X_train_noisy = X_train + noise_factor * np.random.normal(0., 1., size=X_train.shape)
X_test_noisy = X_test + noise_factor * np.random.normal(0., 1., size=X_test.shape)

In [None]:
# YOUR CODE HERE

❓ **Question: decoding the noisy pictures** ❓ 

* Reinitialize your autoencoder (with a latent space of 2) 
* Train it again, this time using the noisy train dataset instead of the normal train dataset
    * *Keep `batch_size = 32` and `epochs = 5`*
* What do you expect if you run the autoencoder on the noisy data instead of the original data in terms of performance?

In [None]:
# YOUR CODE HERE

❓ **Question: comparing the noisy test images with the denoised images** ❓ 

For some noisy test images, predict the denoised images and plot the results side by side...

In [None]:
# YOUR CODE HERE

❓ **Question: choosing the "correct" latent_dimension** ❓ 

Now, try to evaluate which **`latent_dimension`** is the most suitable in order to have **`the best image reconstruction preprocess`** $ \Leftrightarrow $ How to remove as much noise as possible in the noisy dataset using the latent dimension?`

In [None]:
# YOUR ANSWER HERE

🥡 <b><u>Conclusion</u></b>


* It is obvious that:
    * if you compress your pictures of size $ 28 \times 28 $ into a 1D space, you will lose a ton of information. 
    * if you compress them into a $ 28 \times 28 = 784$ -space, you are actually not compressing them
    
* We can still use this graph of **Loss vs.

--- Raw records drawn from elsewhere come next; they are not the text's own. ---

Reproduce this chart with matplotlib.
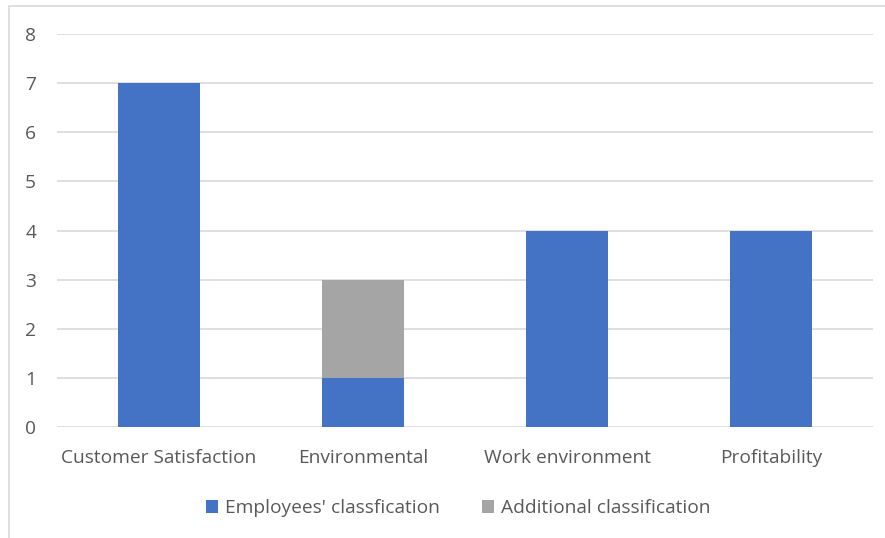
import matplotlib
matplotlib.use("Agg")
import matplotlib.pyplot as plt
from matplotlib.patches import Rectangle
import numpy as np

categories = ["Customer Satisfaction", "Environmental", "Work environment", "Profitability"]
employees = [7, 1, 4, 4]
additional = [0, 2, 0, 0]
yticks = [0, 1, 2, 3, 4, 5, 6, 7, 8]

BLUE = "#4472c4"
GREY = "#a5a5a5"
TXT = "#595959"

plt.rcParams["font.family"] = ["Open Sans", "DejaVu Sans"]

W, H = 885, 538
fig = plt.figure(figsize=(W / 100, H / 100), dpi=100)
fig.patches.append(Rectangle((9 / W, -0.1), 1.2, 1 - 6 / H + 0.1, transform=fig.transFigure,
                             fill=False, edgecolor="#d9d9d9", lw=1.2))
ax = fig.add_axes([57 / W, 1 - 427 / H, (873 - 57) / W, (427 - 34) / H])

x = np.arange(len(categories))
ax.bar(x, employees, width=0.4, color=BLUE, zorder=3, label="Employees' classfication")
ax.bar(x, additional, width=0.4, bottom=employees, color=GREY, zorder=3,
       label="Additional classification")

ax.set_xlim(-0.5, 3.5)
ax.set_ylim(0, 8)
ax.set_yticks(yticks)
ax.set_xticks(x)
ax.set_xticklabels(categories)
ax.yaxis.grid(True, color="#d9d9d9", lw=1.2, zorder=0)
for s in ax.spines.values():
    s.set_visible(False)
ax.tick_params(length=0, labelsize=13.8, colors=TXT)
ax.tick_params(axis="y", pad=15)
ax.tick_params(axis="x", pad=15.5)

ax.legend(loc="upper center", bbox_to_anchor=(0.492, -0.140), ncol=2, frameon=False,
          fontsize=13.8, labelcolor=TXT, handlelength=0.6, handleheight=0.6,
          handletextpad=0.4, columnspacing=2.2)

fig.savefig("out.png", dpi=100)
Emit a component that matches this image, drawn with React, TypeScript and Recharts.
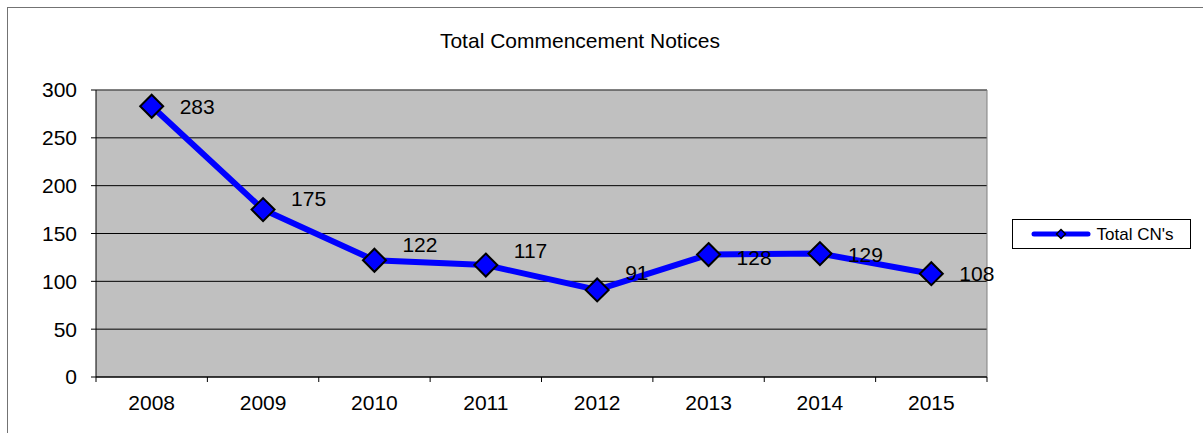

Latent dimensions** reading it from right to left to decide in which latent space it would be advisable to compress the pictures without losing to much information: `latent_space = 8` seems a sweat spot here using the Elbow Method.

---

🏁 **Congratulations** 🏁 

1. Download this notebook from your `Google Drive` or directly from `Google Colab` 
2. Drag-and-drop it from your `Downloads` folder to your local challenge folder


💾 Don't forget to push your code

3. Follow the usual procedure on your terminal inside the challenge folder:
      * *git add autoencoders.ipynb*
      * *git commit -m "I am the god of Transfer Learning"*
      * *git push origin master*

*Hint*: To find where this Colab notebook has been saved, click on `File` $\rightarrow$ `Locate in Drive`.

😉 That was the last challenge of this module!